# Onkyo 806 Video Switching Question



## Darren (Apr 20, 2006)

Hi Guys,

I recently discovered my only HDMI input on my plasma has handshake problems. I'm going to have to revert to Component. That should be fine since my plasma is only 1080i capable anyway.

My question is this: My bluray and my XBOX come into the receiver through HDMI, am I now going to have to switch the video portion to component to take advantage of the video switching? I can't seem to get it to work leaving them as solely HDMI while monitor out is component.

Bummer... am I correct?


----------



## tonyvdb (Sep 5, 2007)

Yes, you are correct HDMI can not be down converted to any other source. So your only option is to run component from BluRay etc.


----------



## hddummy (Mar 9, 2007)

Another option would be to get an HDFury converter to go from HDMI to VGA at the TV. You should be able to keep 1080p that way depending on the TVs support on the VGA port. You will also be able to keep your HDMI cable for the blu ray player to keep your DDTHD and DTSMA support.


----------



## Darren (Apr 20, 2006)

hddummy said:


> Another option would be to get an HDFury converter to go from HDMI to VGA at the TV. You should be able to keep 1080p that way depending on the TVs support on the VGA port. You will also be able to keep your HDMI cable for the blu ray player to keep your DDTHD and DTSMA support.


 
As I understand it I should still be able to keep the HDMI cable for DDTHD and DTSMA but just switch to component for the video only, am I correct?

HDFury sounds interesting... where can I get more info on that?


----------



## tonyvdb (Sep 5, 2007)

Darren said:


> As I understand it I should still be able to keep the HDMI cable for DDTHD and DTSMA but just switch to component for the video only, am I correct?


Yes, but some BluRay players or other components may not allow both HDMI and component to be used at the same time but this you will have to try to see if it works. For BluRay it also most likely will not allow upconversion of any SD DVDs over component.


----------



## Darren (Apr 20, 2006)

One thing after another. This TV is killing me with this HDMI issue.


----------



## hddummy (Mar 9, 2007)

well...buying a $100 adapter is cheaper than buying a new TV. Are you sure the problem is the TV? What have you done to troubleshoot the issue?


----------



## Darren (Apr 20, 2006)

I used a different TV for a few days and never saw the problem, switched back to the other TV and started seeing the problems again. Tried different HDMI cables etc...


----------



## hddummy (Mar 9, 2007)

Hhmmmm...that does sound pretty incriminating to me.


----------



## eugovector (Sep 4, 2006)

I'm also having problems with my TV (a toshiba). Plays non-HDCP material over HDMI just fine, not so with DRM'd material. I only have 2 sources, both HDCP free, so I'll likely be using an HDMI splitter, but the HDFury2 was the other route I was considering.

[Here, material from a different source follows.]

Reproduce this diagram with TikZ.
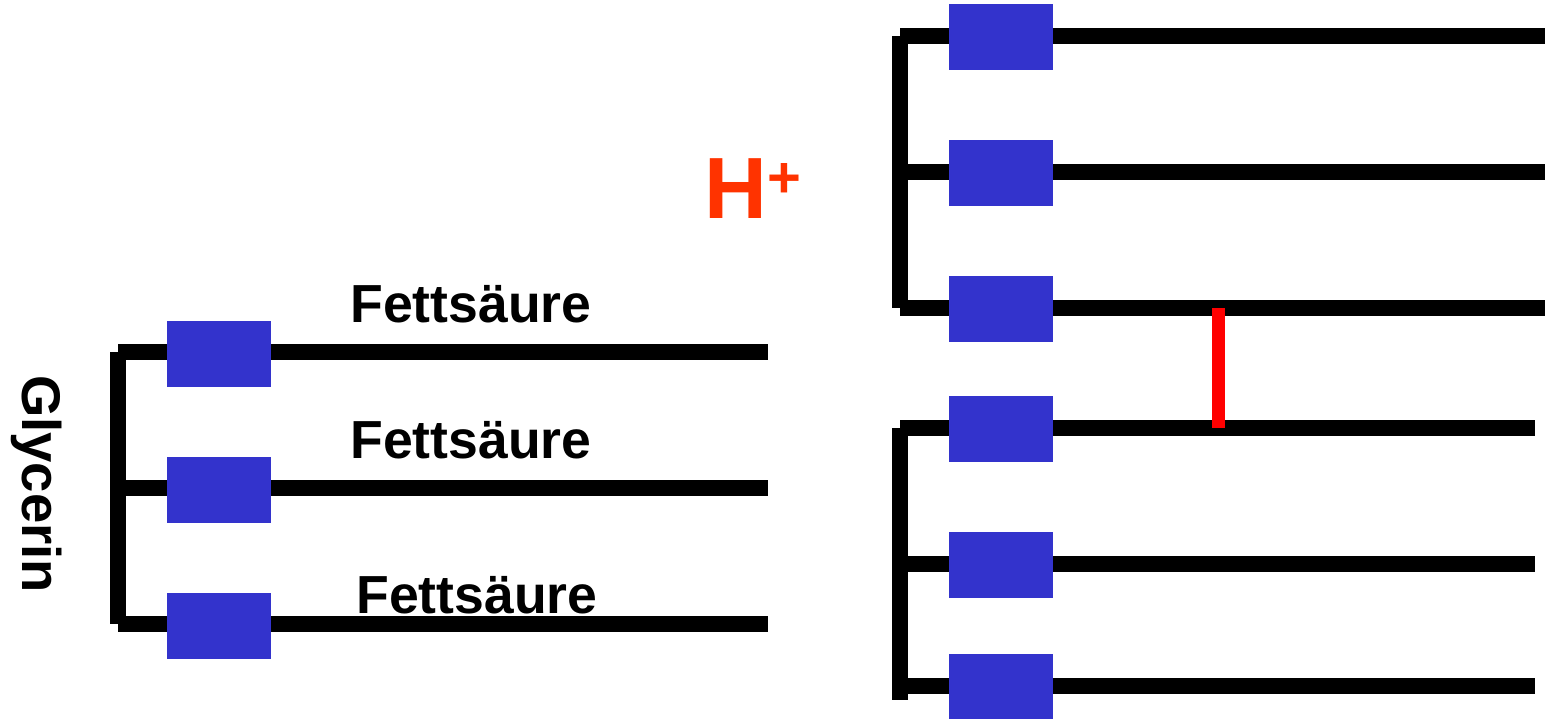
\documentclass[tikz,border=0pt]{standalone}
\usepackage{fontspec}
\setmainfont{Liberation Sans}
\usetikzlibrary{positioning, calc}
\definecolor{boxblue}{RGB}{51,51,204}
\definecolor{bondred}{RGB}{255,0,0}
\definecolor{protonred}{RGB}{255,51,0}

\begin{document}
\begin{tikzpicture}[x=0.02cm, y=-0.02cm,
    chain/.style={line width=0.32cm},
    unit/.style={fill=boxblue, minimum width=2.08cm, minimum height=1.32cm, inner sep=0pt},
    fatlabel/.style={font=\fontsize{30.5}{31}\selectfont\bfseries, inner sep=0pt}]
  \useasboundingbox (0,0) rectangle (1545,718);

  % left molecule: glycerin + three fatty acids
  \foreach \y/\by/\i in {352/354/1, 488/490/2, 624/625.5/3}{
    \coordinate (ls\i) at (118,\y);
    \coordinate (le\i) at (768,\y);
    \draw[chain] (ls\i) -- (le\i);
    \node[unit] (l\i) at (219,\by) {};
  }
  \draw[chain] (ls1) -- (ls3);

  \node[fatlabel] (fa1) at (471,304) {Fettsäure};
  \node[fatlabel] (fa2) at (471,440) {Fettsäure};
  \node[fatlabel] (fa3) at (477,595) {Fettsäure};
  \node[rotate=-90, font=\fontsize{31}{31}\selectfont\bfseries, inner sep=0pt] (glyc) at (37,484) {Glycerin};

  % right: two molecules, cross-linked
  \foreach \y/\by/\i in {36/37/1, 172/172.5/2, 308/308.5/3}{
    \coordinate (ts\i) at (900,\y);
    \coordinate (te\i) at (1545,\y);
    \draw[chain] (ts\i) -- (te\i);
    \node[unit] (t\i) at (1001,\by) {};
  }
  \draw[chain] (ts1) -- (ts3);

  \foreach \y/\by/\i in {428/429/1, 564/565/2, 686/686.5/3}{
    \coordinate (bs\i) at (900,\y);
    \coordinate (be\i) at (1535,\y);
    \draw[chain] (bs\i) -- (be\i);
    \node[unit] (b\i) at (1001,\by) {};
  }
  \coordinate (bend) at (900,700);
  \draw[chain] (bs1) -- (bend);

  % bridge between the chains
  \coordinate (bridgetop) at (1218.5,308);
  \coordinate (bridgebot) at (1218.5,428);
  \draw[bondred, line width=0.26cm] (bridgetop) -- (bridgebot);

  \node[anchor=base west, inner sep=0pt, text=protonred,
    font=\fontsize{49.5}{50}\selectfont\bfseries] (proton) at (704,218)
    {H\raisebox{0.41cm}{\fontsize{33}{33}\selectfont +}};
\end{tikzpicture}
\end{document}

Both options should be less expensive than getting your TV fixed (Mine was going to be $350-400).


----------



## Darren (Apr 20, 2006)

hddummy said:


> well...buying a $100 adapter is cheaper than buying a new TV. Are you sure the problem is the TV? What have you done to troubleshoot the issue?


T'here is no VGA input on this Plasma, all I got is component as the next best thing.


----------



## eugovector (Sep 4, 2006)

HDFury2 is about $160, does component output.


----------